Laurier unveils re-designed logo
While trying to modernize Wilfrid Laurier University’s logo, Scott Thornley had an unusual additional task come up: differentiate the university from Molson Canadian.
According to Thornley, when he and his design firm Scott Thornley and Company (STC), were doing interviews for feedback on what a new Laurier should look like, one thing kept coming up.
“Often the strongest reaction was to the colour red and to the maple leaf’s association to a beer label,” he said. “No one really commented on ‘inspiring lives of leadership and purpose’ being a tag line because it is too long to recall. Around the colour red, the leaf, there was an abundance of strong opinion.”
So the red, water droplet-covered maple leaf of Laurier’s old logo became an upright maple leaf with more pronounced veins that can be red, purple or gold, and the old serif font was abandoned for a sans serif called Calluna and Laurier’s new logo was born. This new look logo was unveiled Friday afternoon in an event that took place simultaneously in Waterloo and Brantford, connected through the Internet.
One colour scheme for Laurier’s new logo.
“I view it as a refreshing of our visual identity and I think it’s a fabulous way to launch into our next century,” said Laurier president Max Blouw of the new logo. “[The logo] democratizes, it makes equal the campuses. I think it also emphasizes what we think of as our institutional proposition, which is inspiring lives of leadership and purpose.”
In addition to the ‘Laurier’ mark and maple leaf, the new logo will feature an abbreviated version of WLU’s mission statement, as “Inspiring Lives” will act as a tag line on the new insignia.

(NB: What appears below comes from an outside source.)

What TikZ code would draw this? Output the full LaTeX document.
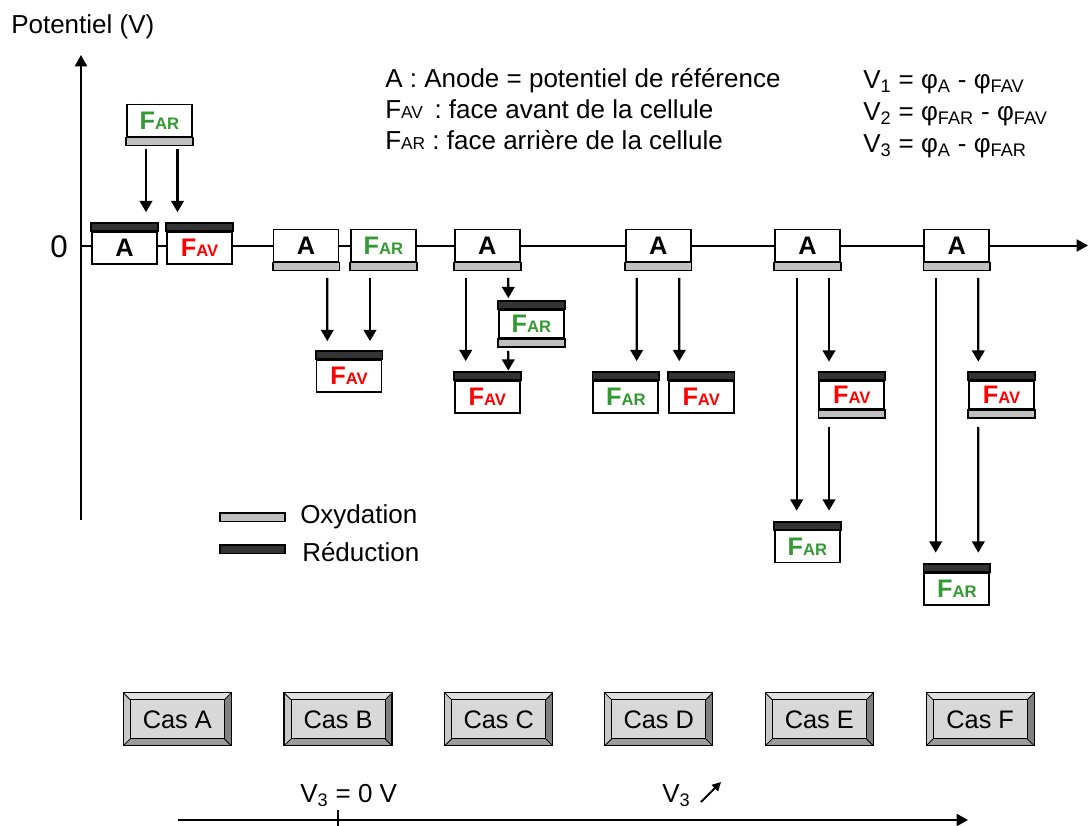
\documentclass[tikz,border=0pt]{standalone}
\usepackage{fontspec}
\setmainfont{Liberation Sans}
\usetikzlibrary{arrows.meta,calc}
\definecolor{fgreen}{RGB}{51,153,51}
\definecolor{fred}{RGB}{255,0,0}
\definecolor{redcol}{RGB}{51,51,51}
\definecolor{oxcol}{RGB}{192,192,192}
\definecolor{bevT}{RGB}{225,225,225}
\definecolor{bevL}{RGB}{200,200,200}
\definecolor{bevR}{RGB}{128,128,128}
\definecolor{bevB}{RGB}{155,155,155}
\definecolor{faceg}{RGB}{216,216,216}
\newcommand{\tF}{\fontsize{19.5}{22}\selectfont}
\newcommand{\sF}{\fontsize{13}{14}\selectfont}
\newcommand{\bF}{\fontsize{12.5}{14}\selectfont}
\newcommand{\lblFAR}{\textcolor{fgreen}{F{\bF AR}}}
\newcommand{\lblFAV}{\textcolor{fred}{F{\bF AV}}}
\newcommand{\topbar}[1]{\draw[redu] (#1.north west) rectangle ([shift={(0,-8)}]#1.north east);}
\newcommand{\botbar}[1]{\draw[oxy] (#1.south west) rectangle ([shift={(0,8)}]#1.south east);}
\tikzset{
  cell/.style={draw=black, line width=1.3pt, fill=white, minimum width=48.75pt,
    minimum height=24pt, inner sep=0pt, font=\bfseries\fontsize{19}{22}\selectfont},
  celltwo/.style={cell, minimum height=21pt},
  redu/.style={draw=black, line width=1.3pt, fill=redcol},
  oxy/.style={draw=black, line width=1.3pt, fill=oxcol},
  arr/.style={line width=1.6pt, -{Triangle[length=8.5pt,width=9.5pt]}},
  axisline/.style={line width=1.5pt, -{Triangle[length=8.5pt,width=9pt]}},
  txt/.style={inner sep=0pt, font=\tF},
  casbtn/.style={draw=black, line width=1pt, fill=faceg, minimum width=81pt,
    minimum height=39.75pt, inner sep=0pt, font=\fontsize{19}{20}\selectfont,
    path picture={
      \fill[bevT] (path picture bounding box.north west) -- (path picture bounding box.north east)
        -- ([shift={(-7,7)}]path picture bounding box.north east) -- ([shift={(7,7)}]path picture bounding box.north west) -- cycle;
      \fill[bevL] (path picture bounding box.north west) -- ([shift={(7,7)}]path picture bounding box.north west)
        -- ([shift={(7,-7)}]path picture bounding box.south west) -- (path picture bounding box.south west) -- cycle;
      \fill[bevR] (path picture bounding box.north east) -- ([shift={(-7,7)}]path picture bounding box.north east)
        -- ([shift={(-7,-7)}]path picture bounding box.south east) -- (path picture bounding box.south east) -- cycle;
      \fill[bevB] (path picture bounding box.south west) -- ([shift={(7,-7)}]path picture bounding box.south west)
        -- ([shift={(-7,-7)}]path picture bounding box.south east) -- (path picture bounding box.south east) -- cycle;
      \draw[line width=0.6pt] (path picture bounding box.north west) -- ([shift={(7,7)}]path picture bounding box.north west);
      \draw[line width=0.6pt] (path picture bounding box.north east) -- ([shift={(-7,7)}]path picture bounding box.north east);
      \draw[line width=0.6pt] (path picture bounding box.south west) -- ([shift={(7,-7)}]path picture bounding box.south west);
      \draw[line width=0.6pt] (path picture bounding box.south east) -- ([shift={(-7,-7)}]path picture bounding box.south east);
      \draw[line width=0.7pt] ([shift={(7,7)}]path picture bounding box.north west) rectangle ([shift={(-7,-7)}]path picture bounding box.south east);
    }},
}
\begin{document}
\begin{tikzpicture}[x=0.75pt,y=-0.75pt]
\useasboundingbox[fill=white] (0,0) rectangle (1088,825);

% axes
\coordinate (ybot) at (81,520);
\coordinate (ytop) at (81,55);
\coordinate (xleft) at (81,245.5);
\coordinate (xright) at (1088,245.5);
\draw[axisline] (ybot) -- (ytop);
\draw[axisline] (xleft) -- (xright);
\node[txt, anchor=base west] (ylab) at (11,33.3) {Potentiel (V)};
\node[inner sep=0pt, anchor=base, font=\fontsize{23.5}{24}\selectfont] (zero) at (59,257.7) {0};

% legend texts
\node[txt, anchor=base west] (t1) at (385,87) {A : Anode = potentiel de référence};
\node[txt, anchor=base west] (t2) at (385,118) {F{\sF AV}\ \,: face avant de la cellule};
\node[txt, anchor=base west] (t3) at (385,149) {F{\sF AR} : face arrière de la cellule};
\node[txt, anchor=base west] (v1) at (863,88) {V\textsubscript{1} = φ\textsubscript{A} - φ\textsubscript{FAV}};
\node[txt, anchor=base west] (v2) at (863,120) {V\textsubscript{2} = φ\textsubscript{FAR} - φ\textsubscript{FAV}};
\node[txt, anchor=base west] (v3) at (863,152) {V\textsubscript{3} = φ\textsubscript{A} - φ\textsubscript{FAR}};

% Case A
\node[cell] (Aa) at (124.5,248) {A}; \topbar{Aa}
\node[cell] (FAVa) at (199.5,248) {\lblFAV}; \topbar{FAVa}
\node[cell] (FARa) at (159.5,120.5) {\lblFAR}; \botbar{FARa}
\draw[arr] ($(FARa.south)+(-13.5,12)$) -- ($(Aa.north)+(21.5,-19)$);
\draw[arr] ($(FARa.south)+(18,12)$) -- ($(FAVa.north)+(-22,-19)$);

% Case B
\node[cell] (Ab) at (306,245.5) {A}; \botbar{Ab}
\node[cell] (FARb) at (383.5,245.5) {\lblFAR}; \botbar{FARb}
\node[cell] (FAVb) at (349,376) {\lblFAV}; \topbar{FAVb}
\draw[arr] ($(Ab.south)+(21.3,15.5)$) -- ($(FAVb.north)+(-21.7,-18)$);
\draw[arr] ($(FARb.south)+(-13.5,15.5)$) -- ($(FAVb.north)+(21,-18)$);

% Case C
\node[cell] (Ac) at (487.3,245.5) {A}; \botbar{Ac}
\node[cell] (FAVc) at (487.3,397) {\lblFAV}; \topbar{FAVc}
\node[celltwo] (FARc) at (531.5,324) {\lblFAR}; \topbar{FARc} \botbar{FARc}
\draw[arr] ($(Ac.south)+(-21.6,15.5)$) -- ($(FAVc.north)+(-21.6,-19)$);
\draw[arr] ($(Ac.south)+(21,15.5)$) -- ($(FARc.north)+(-23.2,-11)$);
\draw[arr] ($(FARc.south)+(-23.2,12)$) -- ($(FAVc.north)+(21,-9.5)$);

% Case D
\node[cell] (Ad) at (658.2,245.5) {A}; \botbar{Ad}
\node[cell] (FARd) at (625.8,397) {\lblFAR}; \topbar{FARd}
\node[cell] (FAVd) at (701.2,397) {\lblFAV}; \topbar{FAVd}
\draw[arr] ($(Ad.south)+(-21.5,15.5)$) -- ($(FARd.north)+(10.9,-19)$);
\draw[arr] ($(Ad.south)+(21.1,15.5)$) -- ($(FAVd.north)+(-21.9,-19)$);

% Case E
\node[cell] (Ae) at (807.5,245.5) {A}; \botbar{Ae}
\node[celltwo] (FAVe) at (851.8,395) {\lblFAV}; \topbar{FAVe} \botbar{FAVe}
\node[cell] (FARe) at (807.5,546.5) {\lblFAR}; \topbar{FARe}
\draw[arr] ($(Ae.south)+(-10.8,15.5)$) -- ($(FARe.north)+(-10.8,-19)$);
\draw[arr] ($(Ae.south)+(21.5,15.5)$) -- ($(FAVe.north)+(-22.8,-18.5)$);
\draw[arr] ($(FAVe.south)+(-22.8,17)$) -- ($(FARe.north)+(21.5,-19)$);

% Case F
\node[cell] (Af) at (956.8,245.5) {A}; \botbar{Af}
\node[celltwo] (FAVf) at (1001.5,395) {\lblFAV}; \topbar{FAVf} \botbar{FAVf}
\node[cell] (FARf) at (956.8,589) {\lblFAR}; \topbar{FARf}
\draw[arr] ($(Af.south)+(-21.1,15.5)$) -- ($(FARf.north)+(-21.1,-19.5)$);
\draw[arr] ($(Af.south)+(21.5,15.5)$) -- ($(FAVf.north)+(-23.2,-18.5)$);
\draw[arr] ($(FAVf.south)+(-23.2,17)$) -- ($(FARf.north)+(21.5,-19.5)$);

% legend
\draw[oxy, line width=1pt] (220,513) rectangle (285,521.5);
\draw[redu, line width=1pt] (220,545) rectangle (285,553.5);
\node[txt, anchor=base west] (lox) at (300,523.5) {Oxydation};
\node[txt, anchor=base west] (lred) at (302,561.5) {Réduction};

% Cas buttons
\node[casbtn] (casA) at (177.3,719.3) {Cas A};
\node[casbtn] (casB) at (338,719.3) {Cas B};
\node[casbtn] (casC) at (498.7,719.3) {Cas C};
\node[casbtn] (casD) at (658.7,719.3) {Cas D};
\node[casbtn] (casE) at (819.3,719.3) {Cas E};
\node[casbtn] (casF) at (980.2,719.3) {Cas F};

% bottom V3 axis
\coordinate (bl) at (178,820);
\coordinate (br) at (968,820);
\draw[axisline] (bl) -- (br);
\coordinate (tk1) at (338,810);
\coordinate (tk2) at (338,826);
\draw[line width=0.8pt] (tk1) -- (tk2);
\node[txt, anchor=base west] (v30) at (300,802) {V\textsubscript{3} = 0 V};
\node[txt, anchor=base west] (v3up) at (662,802) {V\textsubscript{3}};
\coordinate (ua) at (701,802);
\coordinate (ub) at (721,782);
\draw[line width=1.5pt, -{Triangle[length=6.5pt,width=6.5pt]}] (ua) -- (ub);
\end{tikzpicture}
\end{document}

The new ‘Laurier’ mark and leaf will be featured in all three of the school’s official colours: purple, gold and the lesser-known red. According to Thornley, in designing the new logo, STC interviewed 16 Laurier students, staff, alumni and board members.
“What we heard in every interview was this fantastic loyalty and passion for this school,” said Thornley. “What we didn’t see was, apart from the Hawk, any evidence of it.”
The new logo cost WLU just over $100,000. According to Laurier vice president of communications, public affairs and marketing Jacqui Tam that money was approved as part of the school’s operating budget and spent over 2009-10 and 2010-11 and covered the input and feedback process as well as the design of creative concepts.
STC, the same company that designed the ‘Laurier 100’ logo, also made some slight tweaks to the university’s official crest. According to Tam, the new look for Laurier is part of natural development.
The slight changes to WLU’s official seal.
“When I look at the marks that we’ve used to identify the institution over the years, I see [the logo] as an evolution,” she said. “It’s an important look forward, but it’s rooted in the past. It’s not something that’s gone off in a totally new direction.”
Tam also mentioned that the ‘Laurier 100’ banners are going to stay up around the school and community until the end of December. Starting in January 2012, the newly designed logo will officially come into use, though at the moment, there are no plans for public displays similar to the ‘Laurier 100’ campaign.